### Exercise objective
Every line below is to be copied exactly, with the pictures left out.

### Data extract
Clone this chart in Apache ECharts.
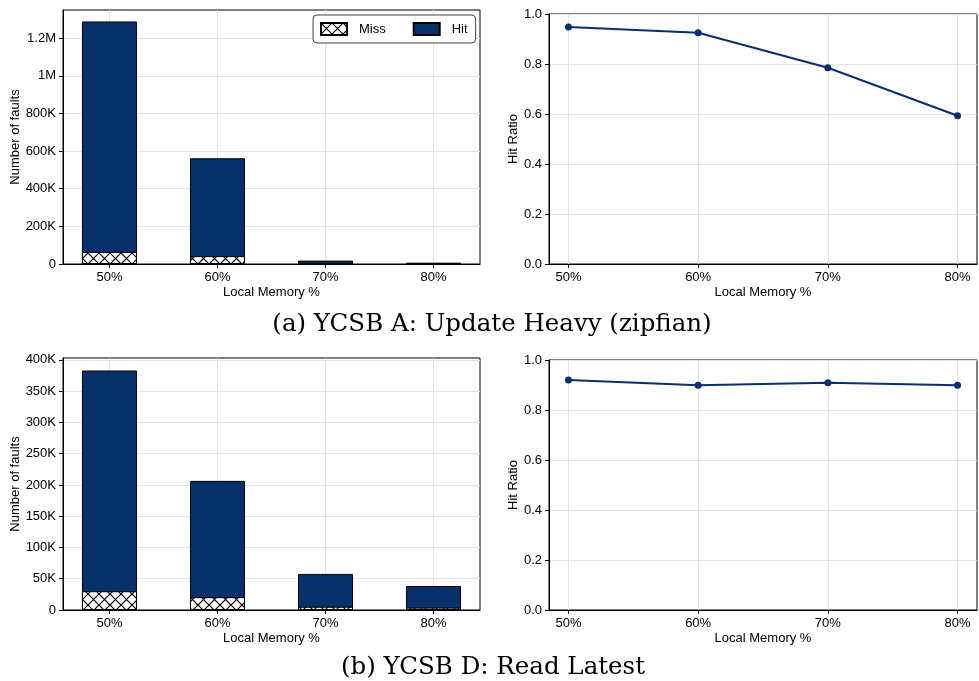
<!DOCTYPE html>
<html>
<head>
<meta charset="utf-8">
<script src="https://cdn.jsdelivr.net/npm/echarts@6/dist/echarts.min.js"></script>
<style>
  html, body { margin: 0; padding: 0; background: #fff; }
  #chart { width: 979px; height: 681px; }
</style>
</head>
<body>
<div id="chart"></div>
<script>
// ===== data =====
const categories = ['50%', '60%', '70%', '80%']
const categoryPos = [0, 1, 2, 3]

// (a) YCSB A: Update Heavy (zipfian)
const ycsbAMiss = [64000, 42000, 4000, 3000]
const ycsbAHit = [1225000, 520000, 14000, 4000]
const ycsbARatio = [0.948, 0.925, 0.785, 0.593]
const ycsbATicks = [0, 200000, 400000, 600000, 800000, 1000000, 1200000]

// (b) YCSB D: Read Latest
const ycsbDMiss = [30000, 20500, 5200, 3800]
const ycsbDHit = [353000, 186000, 52500, 34600]
const ycsbDRatio = [0.92, 0.899, 0.909, 0.899]
const ycsbDTicks = [0, 50000, 100000, 150000, 200000, 250000, 300000, 350000, 400000]

const ratioTicks = [0, 0.2, 0.4, 0.6, 0.8, 1.0]

const NAVY = '#08306b'
const GRID_LINE = '#e3e3e3'
const SANS = 'Liberation Sans, Arial, sans-serif'

// cross hatch pattern like matplotlib 'xx'
function makeHatch() {
  const s = 11
  const c = document.createElement('canvas')
  c.width = s
  c.height = s
  const ctx = c.getContext('2d')
  ctx.fillStyle = '#fff'
  ctx.fillRect(0, 0, s, s)
  ctx.strokeStyle = '#000'
  ctx.lineWidth = 1.2
  ctx.beginPath()
  ctx.moveTo(-1, -1); ctx.lineTo(s + 1, s + 1)
  ctx.moveTo(s + 1, -1); ctx.lineTo(-1, s + 1)
  ctx.stroke()
  return c
}
const hatch = makeHatch()

function fmtCount(v) {
  if (v >= 1e6) return (v / 1e6) + 'M'
  if (v >= 1e3) return (v / 1e3) + 'K'
  return String(v)
}

function xAxisFor(gridIndex, min, max) {
  return {
    type: 'value',
    gridIndex,
    min,
    max,
    name: 'Local Memory %',
    nameLocation: 'middle',
    nameGap: 22,
    nameTextStyle: { fontFamily: SANS, fontSize: 13, color: '#000' },
    axisLine: { show: true, onZero: false, lineStyle: { color: '#000', width: 1 } },
    axisTick: { show: true, length: 4, customValues: categoryPos, lineStyle: { color: '#000' } },
    axisLabel: {
      customValues: categoryPos,
      margin: 7,
      fontFamily: SANS,
      fontSize: 13,
      color: '#000',
      formatter: v => categories[Math.round(v)]
    },
    splitLine: { show: true, lineStyle: { color: GRID_LINE, width: 1 } }
  }
}

function yAxisFor(gridIndex, opts) {
  return Object.assign({
    type: 'value',
    gridIndex,
    nameLocation: 'middle',
    nameTextStyle: { fontFamily: SANS, fontSize: 13, color: '#000' },
    axisLine: { show: true, onZero: false, lineStyle: { color: '#000', width: 1 } },
    axisTick: { show: true, length: 4, customValues: opts.ticks, lineStyle: { color: '#000' } },
    axisLabel: {
      customValues: opts.ticks,
      margin: 7,
      fontFamily: SANS,
      fontSize: 13,
      color: '#000',
      formatter: opts.fmt
    },
    splitLine: { show: true, lineStyle: { color: GRID_LINE, width: 1 } }
  }, opts.extra)
}

// hit sits on top of miss: draw the full bar (miss + hit) first, then the miss part over it
function barSeries(name, idx, values, color, z) {
  return {
    name,
    type: 'bar',
    xAxisIndex: idx,
    yAxisIndex: idx,
    barWidth: 55,
    barGap: '-100%',
    z,
    itemStyle: { color, borderColor: '#000', borderWidth: 1 },
    emphasis: { disabled: true },
    data: values.map((v, i) => [categoryPos[i], v])
  }
}

function lineSeries(idx, values) {
  return {
    name: 'Hit Ratio ' + idx,
    type: 'line',
    xAxisIndex: idx,
    yAxisIndex: idx,
    symbol: 'circle',
    symbolSize: 7,
    lineStyle: { color: NAVY, width: 2 },
    itemStyle: { color: NAVY },
    emphasis: { disabled: true },
    data: values.map((v, i) => [categoryPos[i], v])
  }
}

const totalA = ycsbAHit.map((v, i) => v + ycsbAMiss[i])
const totalD = ycsbDHit.map((v, i) => v + ycsbDMiss[i])
const hatchFill = { image: hatch, repeat: 'repeat' }

const frame = { show: true, borderColor: '#000', borderWidth: 1, containLabel: false }

const option = {
  animation: false,
  backgroundColor: '#fff',
  title: [
    {
      text: '(a) YCSB A: Update Heavy (zipfian)',
      left: 487, top: 307, textAlign: 'center',
      textStyle: { fontFamily: 'DejaVu Serif', fontSize: 24.5, fontWeight: 'normal', color: '#000' }
    },
    {
      text: '(b) YCSB D: Read Latest',
      left: 488, top: 650, textAlign: 'center',
      textStyle: { fontFamily: 'DejaVu Serif', fontSize: 24.5, fontWeight: 'normal', color: '#000' }
    }
  ],
  legend: {
    data: ['Miss', 'Hit'],
    left: 313,
    top: 15,
    icon: 'rect',
    itemWidth: 26,
    itemHeight: 12,
    itemGap: 27,
    padding: [7, 8, 7, 7],
    borderColor: '#444',
    borderWidth: 1,
    borderRadius: 4,
    backgroundColor: '#fff',
    textStyle: { fontFamily: SANS, fontSize: 13, color: '#000', padding: [0, 0, 0, 7] }
  },
  grid: [
    Object.assign({ left: 63, top: 10, width: 417, height: 254 }, frame),
    Object.assign({ left: 549, top: 14, width: 428, height: 250 }, frame),
    Object.assign({ left: 63, top: 358, width: 417, height: 252 }, frame),
    Object.assign({ left: 549, top: 360, width: 428, height: 250 }, frame)
  ],
  xAxis: [
    xAxisFor(0, -0.43, 3.43),
    xAxisFor(1, -0.15, 3.15),
    xAxisFor(2, -0.43, 3.43),
    xAxisFor(3, -0.15, 3.15)
  ],
  yAxis: [
    yAxisFor(0, { ticks: ycsbATicks, fmt: fmtCount,
      extra: { min: 0, max: 1350000, interval: 200000, name: 'Number of faults', nameGap: 41 } }),
    yAxisFor(1, { ticks: ratioTicks, fmt: v => v.toFixed(1),
      extra: { min: 0, max: 1, interval: 0.2, name: 'Hit Ratio', nameGap: 29 } }),
    yAxisFor(2, { ticks: ycsbDTicks, fmt: fmtCount,
      extra: { min: 0, max: 403000, interval: 50000, name: 'Number of faults', nameGap: 41 } }),
    yAxisFor(3, { ticks: ratioTicks, fmt: v => v.toFixed(1),
      extra: { min: 0, max: 1, interval: 0.2, name: 'Hit Ratio', nameGap: 29 } })
  ],
  series: [
    barSeries('Hit', 0, totalA, NAVY, 2),
    barSeries('Miss', 0, ycsbAMiss, hatchFill, 3),
    lineSeries(1, ycsbARatio),
    barSeries('Hit', 2, totalD, NAVY, 2),
    barSeries('Miss', 2, ycsbDMiss, hatchFill, 3),
    lineSeries(3, ycsbDRatio)
  ]
}

const chart = echarts.init(document.getElementById('chart'), null, { renderer: 'canvas' })
chart.setOption(option)
</script>
</body>
</html>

### Written answer
Clone this chart in Apache ECharts.
<!DOCTYPE html>
<html>
<head>
<meta charset="utf-8">
<script src="https://cdn.jsdelivr.net/npm/echarts@6/dist/echarts.min.js"></script>
<style>
  html, body { margin: 0; padding: 0; background: #fff; }
  #chart { width: 979px; height: 681px; }
</style>
</head>
<body>
<div id="chart"></div>
<script>
// ===== data =====
const categories = ['50%', '60%', '70%', '80%']
const categoryPos = [0, 1, 2, 3]

// (a) YCSB A: Update Heavy (zipfian)
const ycsbAMiss = [64000, 42000, 4000, 3000]
const ycsbAHit = [1225000, 520000, 14000, 4000]
const ycsbARatio = [0.948, 0.925, 0.785, 0.593]
const ycsbATicks = [0, 200000, 400000, 600000, 800000, 1000000, 1200000]

// (b) YCSB D: Read Latest
const ycsbDMiss = [30000, 20500, 5200, 3800]
const ycsbDHit = [353000, 186000, 52500, 34600]
const ycsbDRatio = [0.92, 0.899, 0.909, 0.899]
const ycsbDTicks = [0, 50000, 100000, 150000, 200000, 250000, 300000, 350000, 400000]

const ratioTicks = [0, 0.2, 0.4, 0.6, 0.8, 1.0]

const NAVY = '#08306b'
const GRID_LINE = '#e3e3e3'
const SANS = 'Liberation Sans, Arial, sans-serif'

// cross hatch pattern like matplotlib 'xx'
function makeHatch() {
  const s = 11
  const c = document.createElement('canvas')
  c.width = s
  c.height = s
  const ctx = c.getContext('2d')
  ctx.fillStyle = '#fff'
  ctx.fillRect(0, 0, s, s)
  ctx.strokeStyle = '#000'
  ctx.lineWidth = 1.2
  ctx.beginPath()
  ctx.moveTo(-1, -1); ctx.lineTo(s + 1, s + 1)
  ctx.moveTo(s + 1, -1); ctx.lineTo(-1, s + 1)
  ctx.stroke()
  return c
}
const hatch = makeHatch()

function fmtCount(v) {
  if (v >= 1e6) return (v / 1e6) + 'M'
  if (v >= 1e3) return (v / 1e3) + 'K'
  return String(v)
}

function xAxisFor(gridIndex, min, max) {
  return {
    type: 'value',
    gridIndex,
    min,
    max,
    name: 'Local Memory %',
    nameLocation: 'middle',
    nameGap: 22,
    nameTextStyle: { fontFamily: SANS, fontSize: 13, color: '#000' },
    axisLine: { show: true, onZero: false, lineStyle: { color: '#000', width: 1 } },
    axisTick: { show: true, length: 4, customValues: categoryPos, lineStyle: { color: '#000' } },
    axisLabel: {
      customValues: categoryPos,
      margin: 7,
      fontFamily: SANS,
      fontSize: 13,
      color: '#000',
      formatter: v => categories[Math.round(v)]
    },
    splitLine: { show: true, lineStyle: { color: GRID_LINE, width: 1 } }
  }
}

function yAxisFor(gridIndex, opts) {
  return Object.assign({
    type: 'value',
    gridIndex,
    nameLocation: 'middle',
    nameTextStyle: { fontFamily: SANS, fontSize: 13, color: '#000' },
    axisLine: { show: true, onZero: false, lineStyle: { color: '#000', width: 1 } },
    axisTick: { show: true, length: 4, customValues: opts.ticks, lineStyle: { color: '#000' } },
    axisLabel: {
      customValues: opts.ticks,
      margin: 7,
      fontFamily: SANS,
      fontSize: 13,
      color: '#000',
      formatter: opts.fmt
    },
    splitLine: { show: true, lineStyle: { color: GRID_LINE, width: 1 } }
  }, opts.extra)
}

// hit sits on top of miss: draw the full bar (miss + hit) first, then the miss part over it
function barSeries(name, idx, values, color, z) {
  return {
    name,
    type: 'bar',
    xAxisIndex: idx,
    yAxisIndex: idx,
    barWidth: 55,
    barGap: '-100%',
    z,
    itemStyle: { color, borderColor: '#000', borderWidth: 1 },
    emphasis: { disabled: true },
    data: values.map((v, i) => [categoryPos[i], v])
  }
}

function lineSeries(idx, values) {
  return {
    name: 'Hit Ratio ' + idx,
    type: 'line',
    xAxisIndex: idx,
    yAxisIndex: idx,
    symbol: 'circle',
    symbolSize: 7,
    lineStyle: { color: NAVY, width: 2 },
    itemStyle: { color: NAVY },
    emphasis: { disabled: true },
    data: values.map((v, i) => [categoryPos[i], v])
  }
}

const totalA = ycsbAHit.map((v, i) => v + ycsbAMiss[i])
const totalD = ycsbDHit.map((v, i) => v + ycsbDMiss[i])
const hatchFill = { image: hatch, repeat: 'repeat' }

const frame = { show: true, borderColor: '#000', borderWidth: 1, containLabel: false }

const option = {
  animation: false,
  backgroundColor: '#fff',
  title: [
    {
      text: '(a) YCSB A: Update Heavy (zipfian)',
      left: 487, top: 307, textAlign: 'center',
      textStyle: { fontFamily: 'DejaVu Serif', fontSize: 24.5, fontWeight: 'normal', color: '#000' }
    },
    {
      text: '(b) YCSB D: Read Latest',
      left: 488, top: 650, textAlign: 'center',
      textStyle: { fontFamily: 'DejaVu Serif', fontSize: 24.5, fontWeight: 'normal', color: '#000' }
    }
  ],
  legend: {
    data: ['Miss', 'Hit'],
    left: 313,
    top: 15,
    icon: 'rect',
    itemWidth: 26,
    itemHeight: 12,
    itemGap: 27,
    padding: [7, 8, 7, 7],
    borderColor: '#444',
    borderWidth: 1,
    borderRadius: 4,
    backgroundColor: '#fff',
    textStyle: { fontFamily: SANS, fontSize: 13, color: '#000', padding: [0, 0, 0, 7] }
  },
  grid: [
    Object.assign({ left: 63, top: 10, width: 417, height: 254 }, frame),
    Object.assign({ left: 549, top: 14, width: 428, height: 250 }, frame),
    Object.assign({ left: 63, top: 358, width: 417, height: 252 }, frame),
    Object.assign({ left: 549, top: 360, width: 428, height: 250 }, frame)
  ],
  xAxis: [
    xAxisFor(0, -0.43, 3.43),
    xAxisFor(1, -0.15, 3.15),
    xAxisFor(2, -0.43, 3.43),
    xAxisFor(3, -0.15, 3.15)
  ],
  yAxis: [
    yAxisFor(0, { ticks: ycsbATicks, fmt: fmtCount,
      extra: { min: 0, max: 1350000, interval: 200000, name: 'Number of faults', nameGap: 41 } }),
    yAxisFor(1, { ticks: ratioTicks, fmt: v => v.toFixed(1),
      extra: { min: 0, max: 1, interval: 0.2, name: 'Hit Ratio', nameGap: 29 } }),
    yAxisFor(2, { ticks: ycsbDTicks, fmt: fmtCount,
      extra: { min: 0, max: 403000, interval: 50000, name: 'Number of faults', nameGap: 41 } }),
    yAxisFor(3, { ticks: ratioTicks, fmt: v => v.toFixed(1),
      extra: { min: 0, max: 1, interval: 0.2, name: 'Hit Ratio', nameGap: 29 } })
  ],
  series: [
    barSeries('Hit', 0, totalA, NAVY, 2),
    barSeries('Miss', 0, ycsbAMiss, hatchFill, 3),
    lineSeries(1, ycsbARatio),
    barSeries('Hit', 2, totalD, NAVY, 2),
    barSeries('Miss', 2, ycsbDMiss, hatchFill, 3),
    lineSeries(3, ycsbDRatio)
  ]
}

const chart = echarts.init(document.getElementById('chart'), null, { renderer: 'canvas' })
chart.setOption(option)
</script>
</body>
</html>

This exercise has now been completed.